Rektor toruńskiego uniwersytetu uznał, że zawieszony wykładowca dopuścił się zachowania niegodnego nauczyciela akademickiego, za co też zostało wszczęte postępowanie dyscyplinarne wobec niego. Jak twierdzi portal wPolityce.pl, Nalaskowski dowiedział się o tym fakcie z lokalnych mediów, co stanowi naruszenie zasad obowiązujących na uniwersytecie.

– Niedawno zrozumiałem, że żeby walczyć z ideologią LGBT trzeba użyć broni, której używa przeciwnik. Każdy ma prawo być zwolennikiem tej ideologii i głosić na jej cześć peany i piać z zachwytu, ale również każdy ma prawo do krytyki. Można też nie zgadzać się z moim felietonem, w którym świadomie użyłem języka, którego używa przeciwnik – powiedział Nalaskowski w rozmowie z portalem nowosci.com.pl.

Istotnym dla sprawy może być również fakt, iż rektor UMK w Toruniu był przed laty członkiem PZPR (od 1956 r.), a także działał jako Sekretarz Ds.
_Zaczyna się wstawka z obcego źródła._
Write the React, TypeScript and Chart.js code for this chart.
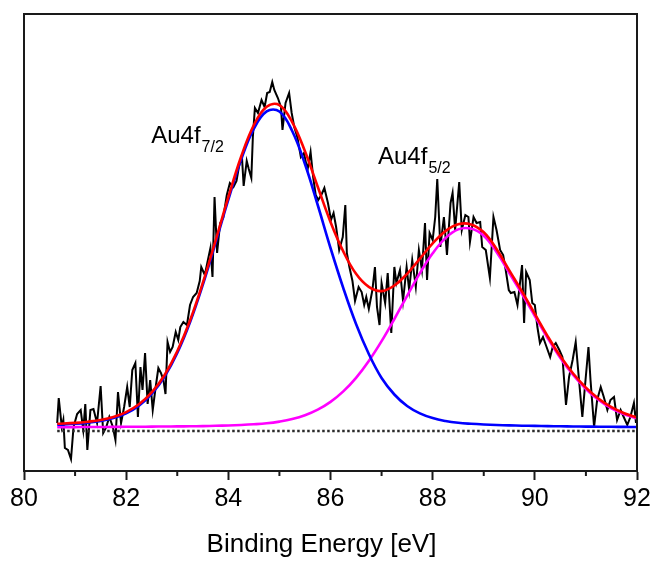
import React, { useEffect, useRef } from 'react';
import { Chart, registerables } from 'chart.js';

Chart.register(...registerables);

// ---- measured spectrum (binding energy in eV, intensity in arbitrary units above background) ----
const DATA_X = [
  80.65, 80.68, 80.74, 80.77, 80.80, 80.86, 80.92, 80.97, 81.04, 81.11,
  81.16, 81.20, 81.24, 81.30, 81.36, 81.43, 81.50, 81.55, 81.61, 81.67,
  81.74, 81.79, 81.84, 81.90, 81.96, 82.02, 82.07, 82.12, 82.18, 82.23,
  82.28, 82.32, 82.37, 82.42, 82.47, 82.52, 82.57, 82.63, 82.68, 82.73,
  82.77, 82.81, 82.86, 82.91, 82.97, 83.02, 83.06, 83.12, 83.19, 83.25,
  83.31, 83.38, 83.44, 83.47, 83.54, 83.60, 83.65, 83.69, 83.73, 83.78,
  83.84, 83.90, 83.97, 84.03, 84.10, 84.16, 84.22, 84.27, 84.30, 84.36,
  84.40, 84.45, 84.48, 84.52, 84.58, 84.65, 84.71, 84.76, 84.81, 84.86,
  84.90, 84.97, 85.03, 85.06, 85.12, 85.19, 85.24, 85.29, 85.35, 85.42,
  85.48, 85.55, 85.61, 85.66, 85.71, 85.76, 85.82, 85.88, 85.95, 86.01,
  86.06, 86.11, 86.17, 86.24, 86.29, 86.32, 86.37, 86.43, 86.48, 86.55,
  86.61, 86.66, 86.70, 86.75, 86.82, 86.87, 86.91, 86.96, 87.00, 87.07,
  87.12, 87.19, 87.25, 87.29, 87.36, 87.42, 87.49, 87.54, 87.60, 87.67,
  87.73, 87.79, 87.85, 87.89, 87.94, 88.00, 88.05, 88.09, 88.15, 88.22,
  88.28, 88.35, 88.39, 88.44, 88.52, 88.57, 88.64, 88.70, 88.73, 88.80,
  88.86, 88.93, 88.97, 89.04, 89.12, 89.19, 89.25, 89.32, 89.38, 89.43,
  89.49, 89.53, 89.60, 89.66, 89.75, 89.79, 89.83, 89.90, 89.95, 90.00,
  90.05, 90.10, 90.16, 90.23, 90.30, 90.35, 90.41, 90.48, 90.54, 90.61,
  90.67, 90.74, 90.80, 90.87, 90.93, 90.98, 91.05, 91.09, 91.16, 91.22,
  91.29, 91.35, 91.42, 91.48, 91.55, 91.61, 91.68, 91.74, 91.81, 91.87,
  91.94, 91.98, 92.0,
];
const DATA_Y = [
  8, 33, 4, 11, -17, -19, -28, 4, 17, 21,
  1, 27, -19, 21, 22, 8, 45, -2, 4, 14,
  4, -9, 39, 8, 24, 44, 24, 61, 68, 14,
  64, 41, 78, 27, 51, 21, 41, 63, 58, 51,
  37, 89, 79, 84, 99, 91, 104, 109, 106, 126,
  134, 138, 150, 164, 156, 171, 183, 154, 234, 178,
  208, 213, 236, 248, 244, 250, 268, 271, 245, 270,
  262, 253, 294, 323, 318, 331, 324, 338, 339, 349,
  341, 333, 324, 301, 328, 338, 318, 304, 294, 274,
  278, 261, 279, 254, 236, 231, 236, 243, 228, 211,
  218, 204, 181, 194, 226, 178, 164, 150, 130, 144,
  139, 126, 134, 122, 141, 164, 124, 106, 148, 128,
  158, 98, 164, 148, 161, 130, 164, 141, 171, 144,
  181, 161, 208, 151, 198, 191, 214, 252, 184, 214,
  176, 228, 238, 201, 249, 201, 216, 214, 189, 214,
  208, 209, 184, 181, 153, 214, 201, 181, 176, 161,
  141, 138, 139, 126, 166, 108, 159, 151, 128, 126,
  104, 88, 94, 84, 74, 84, 88, 81, 74, 26,
  54, 71, 89, 48, 14, 44, 84, 51, 4, 31,
  44, 34, 21, 31, 34, 11, 21, 14, 6, 14,
  28, 8, 21,
];

// ---- fitted components ----
const FIT_X = [
  80.65, 81.0, 81.25, 81.5, 81.75, 82.0, 82.25, 82.5, 82.75, 83.0,
  83.25, 83.5, 83.75, 84.0, 84.25, 84.5, 84.75, 85.0, 85.25, 85.5,
  85.75, 86.0, 86.25, 86.5, 86.75, 87.0, 87.25, 87.5, 87.75, 88.0,
  88.25, 88.5, 88.75, 89.0, 89.25, 89.5, 89.75, 90.0, 90.25, 90.5,
  90.75, 91.0, 91.25, 91.5, 91.75, 92.0,
];
const FIT_ENVELOPE = [
  7.2, 8.1, 9.3, 11.0, 14.0, 18.9, 26.7, 38.6, 55.8, 79.7,
  110.5, 148.1, 190.4, 233.8, 274.2, 306.0, 324.3, 325.9, 308.9, 279.7,
  244.3, 209.1, 179.6, 157.2, 144.1, 139.9, 145.5, 157.2, 172.4, 187.6,
  199.9, 206.8, 206.6, 198.7, 182.0, 160.6, 139.3, 117.1, 94.9, 74.7,
  57.5, 43.4, 32.3, 23.8, 17.8, 13.5,
];
const FIT_AU4F72 = [
  6.4, 7.2, 8.3, 10.0, 12.9, 17.7, 25.4, 37.2, 54.3, 78.1,
  108.8, 146.2, 188.2, 231.3, 271.2, 302.3, 319.6, 319.5, 300.0, 267.0,
  226.0, 183.0, 143.0, 107.0, 77.0, 53.0, 36.5, 25.0, 17.6, 12.9,
  10.0, 8.2, 7.2, 6.5, 6.0, 5.6, 5.3, 5.1, 4.9, 4.7,
  4.5, 4.4, 4.3, 4.2, 4.1, 4.0,
];
const FIT_AU4F52 = [
  3.8, 3.9, 3.95, 4.0, 4.1, 4.2, 4.25, 4.35, 4.5, 4.6,
  4.7, 4.9, 5.2, 5.5, 6.0, 6.7, 7.7, 9.4, 11.9, 15.7,
  21.3, 29.1, 39.6, 53.2, 70.1, 89.9, 112.0, 135.2, 157.8, 177.7,
  192.9, 201.6, 202.4, 195.2, 179.0, 158.0, 137.0, 115.0, 93.0, 73.0,
  56.0, 42.0, 31.0, 22.6, 16.7, 12.5,
];
const BASELINE_X = [80.65, 92.0];
const BASELINE_Y = [0, 0];

// ---- axes ----
const X_MIN = 80;
const X_MAX = 92;
const X_MAJOR_STEP = 2;
const X_MINOR_TICKS = [81, 83, 85, 87, 89, 91];
const Y_MIN = -40;
const Y_MAX = 417;
const X_TITLE = 'Binding Energy [eV]';

// ---- peak annotations (anchored in data coordinates) ----
const PEAK_LABEL_MAIN = ['Au4f', 'Au4f'];
const PEAK_LABEL_SUB = ['7/2', '5/2'];
const PEAK_LABEL_X = [82.49, 86.93];
const PEAK_LABEL_Y = [288, 267];

const FONT = "'Liberation Sans', Arial, Helvetica, sans-serif";
const AXIS_COLOR = '#1a1a1a';

const toPoints = (xs: number[], ys: number[]) => xs.map((x, i) => ({ x, y: ys[i] }));

const decorPlugin = {
  id: 'decor',
  afterDatasetsDraw(chart: any) {
    const { ctx, chartArea, scales } = chart;
    const xs = scales.x;
    const ys = scales.y;
    ctx.save();
    // frame
    ctx.strokeStyle = AXIS_COLOR;
    ctx.lineWidth = 2;
    ctx.strokeRect(chartArea.left, chartArea.top, chartArea.right - chartArea.left, chartArea.bottom - chartArea.top);
    // minor ticks
    ctx.beginPath();
    X_MINOR_TICKS.forEach((v) => {
      const px = xs.getPixelForValue(v);
      ctx.moveTo(px, chartArea.bottom);
      ctx.lineTo(px, chartArea.bottom + 5);
    });
    ctx.stroke();
    // peak labels
    ctx.fillStyle = '#000';
    ctx.textBaseline = 'alphabetic';
    ctx.textAlign = 'left';
    PEAK_LABEL_MAIN.forEach((t, i) => {
      const px = xs.getPixelForValue(PEAK_LABEL_X[i]);
      const py = ys.getPixelForValue(PEAK_LABEL_Y[i]);
      ctx.font = `24px ${FONT}`;
      ctx.fillText(t, px, py);
      const w = ctx.measureText(t).width;
      ctx.font = `16px ${FONT}`;
      ctx.fillText(PEAK_LABEL_SUB[i], px + w + 1, py + 9);
    });
    // axis title
    ctx.font = `26px ${FONT}`;
    ctx.textAlign = 'center';
    ctx.fillText(X_TITLE, (chartArea.left + chartArea.right) / 2 - 9, chartArea.bottom + 81);
    ctx.restore();
  },
};

export default function App() {
  const canvasRef = useRef<HTMLCanvasElement | null>(null);

  useEffect(() => {
    if (!canvasRef.current) return;
    const chart = new Chart(canvasRef.current, {
      type: 'line',
      data: {
        datasets: [
          {
            label: 'Envelope',
            data: toPoints(FIT_X, FIT_ENVELOPE),
            borderColor: '#ff0000',
            borderWidth: 2.6,
            pointRadius: 0,
            tension: 0.4,
            fill: false,
          },
          {
            label: 'Au4f7/2',
            data: toPoints(FIT_X, FIT_AU4F72),
            borderColor: '#0000ff',
            borderWidth: 2.6,
            pointRadius: 0,
            tension: 0.4,
            fill: false,
          },
          {
            label: 'Au4f5/2',
            data: toPoints(FIT_X, FIT_AU4F52),
            borderColor: '#ff00ff',
            borderWidth: 2.6,
            pointRadius: 0,
            tension: 0.4,
            fill: false,
          },
          {
            label: 'Background',
            data: toPoints(BASELINE_X, BASELINE_Y),
            borderColor: '#2a2a2a',
            borderWidth: 2.5,
            borderDash: [2.5, 2.5],
            pointRadius: 0,
            fill: false,
          },
          {
            label: 'Measured',
            data: toPoints(DATA_X, DATA_Y),
            borderColor: '#000000',
            borderWidth: 2,
            pointRadius: 0,
            tension: 0,
            fill: false,
          },
        ],
      },
      options: {
        animation: false,
        responsive: false,
        devicePixelRatio: 1,
        layout: { padding: { left: 24, right: 20, top: 14, bottom: 0 } },
        plugins: {
          legend: { display: false },
          tooltip: { enabled: false },
          title: { display: false },
        },
        scales: {
          x: {
            type: 'linear',
            min: X_MIN,
            max: X_MAX,
            afterFit: (s: any) => {
              s.height = 91;
            },
            ticks: {
              stepSize: X_MAJOR_STEP,
              autoSkip: false,
              maxRotation: 0,
              padding: 4,
              color: '#000',
              font: { family: FONT, size: 25 },
            },
            grid: {
              drawOnChartArea: false,
              drawTicks: true,
              tickLength: 9,
              tickWidth: 2,
              tickColor: AXIS_COLOR,
            },
            border: { display: true, color: AXIS_COLOR, width: 2 },
          },
          y: {
            type: 'linear',
            display: false,
            min: Y_MIN,
            max: Y_MAX,
          },
        },
      },
      plugins: [decorPlugin],
    });
    return () => chart.destroy();
  }, []);

  return (
    <div style={{ position: 'fixed', left: 0, top: 0, width: 657, height: 562, background: '#fff' }}>
      <canvas ref={canvasRef} width={657} height={562} style={{ display: 'block' }} />
    </div>
  );
}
Propagandy. Co więcej, był także naczelnikiem zakładu karnego we Włocławku.

Co ciekawe, wciąż nie został zawieszony prof. Jan Hartman, który w najnowszym wpisie na swoim blogu wypowiada się – mówiąc bardzo eufemistycznie – nieprzychylnie na temat wyborców Prawa i Sprawiedliwości.

– Żadne łajno, żaden rynsztok mu niestraszny. Paranoicy, psychopaci, patologiczni Narcyzowie i ograniczone umysłowo prymitywy mogą się czuć bezpiecznie. To ich czas. Ich Polska – pisze Hartman.

– Nie znam czegoś równie niemoralnego jak etyka katolicka, stojąca na fundamencie przekonania, że tylko ochrzczeni mogą być zbawieni, a chrzest wyposaża wiernych w specjalne cnoty innym niedostępne – twierdzi w odniesieniu do Kościoła katolickiego.

Jak zatem widać, w środowisku naukowców stosuje się podwójne standardy, albowiem jedni mogą obrażać wyborców Prawa i Sprawiedliwości, natomiast inni nie mają prawa sprzeciwić się ideologii LGBT.